● EXERCISE REQUIREMENTS
Copy out all the lines exactly. Omit pictures.
--- Start of STORED DATA ---
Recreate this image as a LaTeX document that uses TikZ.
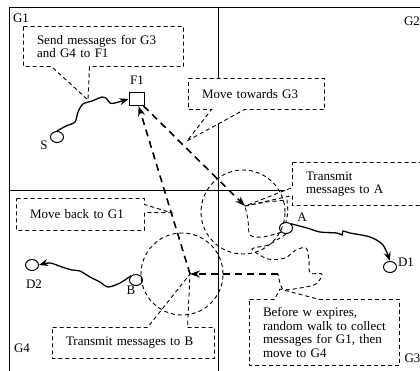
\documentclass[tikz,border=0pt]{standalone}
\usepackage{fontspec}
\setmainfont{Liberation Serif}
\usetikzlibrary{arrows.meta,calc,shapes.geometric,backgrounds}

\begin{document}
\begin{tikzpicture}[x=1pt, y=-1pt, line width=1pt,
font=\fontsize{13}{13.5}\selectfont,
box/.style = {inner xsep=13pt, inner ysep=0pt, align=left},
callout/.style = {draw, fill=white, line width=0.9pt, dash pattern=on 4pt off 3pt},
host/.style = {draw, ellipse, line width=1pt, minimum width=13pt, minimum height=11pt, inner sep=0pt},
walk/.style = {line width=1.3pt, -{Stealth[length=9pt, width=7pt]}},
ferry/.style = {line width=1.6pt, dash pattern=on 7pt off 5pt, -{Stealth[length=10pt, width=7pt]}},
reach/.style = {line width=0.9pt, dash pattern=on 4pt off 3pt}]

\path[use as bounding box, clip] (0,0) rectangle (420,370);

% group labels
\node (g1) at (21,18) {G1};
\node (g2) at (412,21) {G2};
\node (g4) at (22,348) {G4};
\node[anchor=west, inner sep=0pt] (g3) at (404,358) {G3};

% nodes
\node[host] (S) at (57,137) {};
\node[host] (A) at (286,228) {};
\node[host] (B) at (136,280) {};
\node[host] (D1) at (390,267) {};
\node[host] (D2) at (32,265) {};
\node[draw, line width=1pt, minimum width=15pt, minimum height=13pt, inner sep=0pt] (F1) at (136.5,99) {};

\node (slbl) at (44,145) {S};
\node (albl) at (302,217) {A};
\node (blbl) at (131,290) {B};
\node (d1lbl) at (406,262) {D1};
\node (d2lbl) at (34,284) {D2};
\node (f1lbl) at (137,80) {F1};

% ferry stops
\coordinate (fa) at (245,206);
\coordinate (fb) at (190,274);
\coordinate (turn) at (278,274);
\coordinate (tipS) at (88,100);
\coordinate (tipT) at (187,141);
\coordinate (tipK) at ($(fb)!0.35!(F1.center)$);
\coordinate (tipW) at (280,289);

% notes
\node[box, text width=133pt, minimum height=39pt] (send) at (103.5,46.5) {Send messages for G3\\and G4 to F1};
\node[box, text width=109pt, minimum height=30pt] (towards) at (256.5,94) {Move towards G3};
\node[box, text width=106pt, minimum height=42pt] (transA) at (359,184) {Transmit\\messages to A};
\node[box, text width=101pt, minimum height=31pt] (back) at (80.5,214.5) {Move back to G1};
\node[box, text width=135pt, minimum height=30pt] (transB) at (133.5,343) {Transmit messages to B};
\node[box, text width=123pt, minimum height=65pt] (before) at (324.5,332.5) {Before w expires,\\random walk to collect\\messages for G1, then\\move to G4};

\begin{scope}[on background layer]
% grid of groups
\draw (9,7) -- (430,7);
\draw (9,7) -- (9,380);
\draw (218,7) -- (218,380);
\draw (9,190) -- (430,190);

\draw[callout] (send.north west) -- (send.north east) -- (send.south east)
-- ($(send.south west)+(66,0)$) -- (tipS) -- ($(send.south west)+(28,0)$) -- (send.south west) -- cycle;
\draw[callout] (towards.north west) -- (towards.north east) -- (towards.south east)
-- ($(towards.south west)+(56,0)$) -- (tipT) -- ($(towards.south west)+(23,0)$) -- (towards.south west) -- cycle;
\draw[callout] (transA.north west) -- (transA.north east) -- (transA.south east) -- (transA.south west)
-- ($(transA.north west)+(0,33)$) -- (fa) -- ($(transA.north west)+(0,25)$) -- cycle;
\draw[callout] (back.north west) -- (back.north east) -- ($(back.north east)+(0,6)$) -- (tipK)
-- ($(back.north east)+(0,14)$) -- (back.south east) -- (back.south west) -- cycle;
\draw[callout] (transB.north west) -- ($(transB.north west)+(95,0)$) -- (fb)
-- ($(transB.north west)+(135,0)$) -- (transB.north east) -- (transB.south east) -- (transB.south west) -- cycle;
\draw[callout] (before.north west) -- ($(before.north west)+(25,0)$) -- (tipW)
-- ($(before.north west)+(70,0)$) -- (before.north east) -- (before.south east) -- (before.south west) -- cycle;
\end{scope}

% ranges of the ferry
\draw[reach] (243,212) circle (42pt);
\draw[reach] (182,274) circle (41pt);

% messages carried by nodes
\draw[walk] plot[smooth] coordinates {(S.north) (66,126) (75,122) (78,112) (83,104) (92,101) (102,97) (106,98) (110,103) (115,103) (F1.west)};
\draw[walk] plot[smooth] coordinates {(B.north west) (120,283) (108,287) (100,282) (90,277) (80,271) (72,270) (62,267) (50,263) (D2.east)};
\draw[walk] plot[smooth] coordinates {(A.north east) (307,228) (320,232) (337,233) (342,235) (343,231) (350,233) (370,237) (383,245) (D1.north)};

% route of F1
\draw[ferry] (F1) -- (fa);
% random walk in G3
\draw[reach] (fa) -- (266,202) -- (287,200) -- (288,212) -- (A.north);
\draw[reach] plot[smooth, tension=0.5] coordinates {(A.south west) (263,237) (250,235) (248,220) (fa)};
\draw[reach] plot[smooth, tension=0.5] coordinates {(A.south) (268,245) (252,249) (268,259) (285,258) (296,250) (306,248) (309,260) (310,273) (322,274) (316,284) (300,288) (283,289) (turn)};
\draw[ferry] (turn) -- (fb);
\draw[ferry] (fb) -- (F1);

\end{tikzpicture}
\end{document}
--- End of STORED DATA ---
● WRITTEN RESPONSE
Recreate this image as a LaTeX document that uses TikZ.
\documentclass[tikz,border=0pt]{standalone}
\usepackage{fontspec}
\setmainfont{Liberation Serif}
\usetikzlibrary{arrows.meta,calc,shapes.geometric,backgrounds}

\begin{document}
\begin{tikzpicture}[x=1pt, y=-1pt, line width=1pt,
font=\fontsize{13}{13.5}\selectfont,
box/.style = {inner xsep=13pt, inner ysep=0pt, align=left},
callout/.style = {draw, fill=white, line width=0.9pt, dash pattern=on 4pt off 3pt},
host/.style = {draw, ellipse, line width=1pt, minimum width=13pt, minimum height=11pt, inner sep=0pt},
walk/.style = {line width=1.3pt, -{Stealth[length=9pt, width=7pt]}},
ferry/.style = {line width=1.6pt, dash pattern=on 7pt off 5pt, -{Stealth[length=10pt, width=7pt]}},
reach/.style = {line width=0.9pt, dash pattern=on 4pt off 3pt}]

\path[use as bounding box, clip] (0,0) rectangle (420,370);

% group labels
\node (g1) at (21,18) {G1};
\node (g2) at (412,21) {G2};
\node (g4) at (22,348) {G4};
\node[anchor=west, inner sep=0pt] (g3) at (404,358) {G3};

% nodes
\node[host] (S) at (57,137) {};
\node[host] (A) at (286,228) {};
\node[host] (B) at (136,280) {};
\node[host] (D1) at (390,267) {};
\node[host] (D2) at (32,265) {};
\node[draw, line width=1pt, minimum width=15pt, minimum height=13pt, inner sep=0pt] (F1) at (136.5,99) {};

\node (slbl) at (44,145) {S};
\node (albl) at (302,217) {A};
\node (blbl) at (131,290) {B};
\node (d1lbl) at (406,262) {D1};
\node (d2lbl) at (34,284) {D2};
\node (f1lbl) at (137,80) {F1};

% ferry stops
\coordinate (fa) at (245,206);
\coordinate (fb) at (190,274);
\coordinate (turn) at (278,274);
\coordinate (tipS) at (88,100);
\coordinate (tipT) at (187,141);
\coordinate (tipK) at ($(fb)!0.35!(F1.center)$);
\coordinate (tipW) at (280,289);

% notes
\node[box, text width=133pt, minimum height=39pt] (send) at (103.5,46.5) {Send messages for G3\\and G4 to F1};
\node[box, text width=109pt, minimum height=30pt] (towards) at (256.5,94) {Move towards G3};
\node[box, text width=106pt, minimum height=42pt] (transA) at (359,184) {Transmit\\messages to A};
\node[box, text width=101pt, minimum height=31pt] (back) at (80.5,214.5) {Move back to G1};
\node[box, text width=135pt, minimum height=30pt] (transB) at (133.5,343) {Transmit messages to B};
\node[box, text width=123pt, minimum height=65pt] (before) at (324.5,332.5) {Before w expires,\\random walk to collect\\messages for G1, then\\move to G4};

\begin{scope}[on background layer]
% grid of groups
\draw (9,7) -- (430,7);
\draw (9,7) -- (9,380);
\draw (218,7) -- (218,380);
\draw (9,190) -- (430,190);

\draw[callout] (send.north west) -- (send.north east) -- (send.south east)
-- ($(send.south west)+(66,0)$) -- (tipS) -- ($(send.south west)+(28,0)$) -- (send.south west) -- cycle;
\draw[callout] (towards.north west) -- (towards.north east) -- (towards.south east)
-- ($(towards.south west)+(56,0)$) -- (tipT) -- ($(towards.south west)+(23,0)$) -- (towards.south west) -- cycle;
\draw[callout] (transA.north west) -- (transA.north east) -- (transA.south east) -- (transA.south west)
-- ($(transA.north west)+(0,33)$) -- (fa) -- ($(transA.north west)+(0,25)$) -- cycle;
\draw[callout] (back.north west) -- (back.north east) -- ($(back.north east)+(0,6)$) -- (tipK)
-- ($(back.north east)+(0,14)$) -- (back.south east) -- (back.south west) -- cycle;
\draw[callout] (transB.north west) -- ($(transB.north west)+(95,0)$) -- (fb)
-- ($(transB.north west)+(135,0)$) -- (transB.north east) -- (transB.south east) -- (transB.south west) -- cycle;
\draw[callout] (before.north west) -- ($(before.north west)+(25,0)$) -- (tipW)
-- ($(before.north west)+(70,0)$) -- (before.north east) -- (before.south east) -- (before.south west) -- cycle;
\end{scope}

% ranges of the ferry
\draw[reach] (243,212) circle (42pt);
\draw[reach] (182,274) circle (41pt);

% messages carried by nodes
\draw[walk] plot[smooth] coordinates {(S.north) (66,126) (75,122) (78,112) (83,104) (92,101) (102,97) (106,98) (110,103) (115,103) (F1.west)};
\draw[walk] plot[smooth] coordinates {(B.north west) (120,283) (108,287) (100,282) (90,277) (80,271) (72,270) (62,267) (50,263) (D2.east)};
\draw[walk] plot[smooth] coordinates {(A.north east) (307,228) (320,232) (337,233) (342,235) (343,231) (350,233) (370,237) (383,245) (D1.north)};

% route of F1
\draw[ferry] (F1) -- (fa);
% random walk in G3
\draw[reach] (fa) -- (266,202) -- (287,200) -- (288,212) -- (A.north);
\draw[reach] plot[smooth, tension=0.5] coordinates {(A.south west) (263,237) (250,235) (248,220) (fa)};
\draw[reach] plot[smooth, tension=0.5] coordinates {(A.south) (268,245) (252,249) (268,259) (285,258) (296,250) (306,248) (309,260) (310,273) (322,274) (316,284) (300,288) (283,289) (turn)};
\draw[ferry] (turn) -- (fb);
\draw[ferry] (fb) -- (F1);

\end{tikzpicture}
\end{document}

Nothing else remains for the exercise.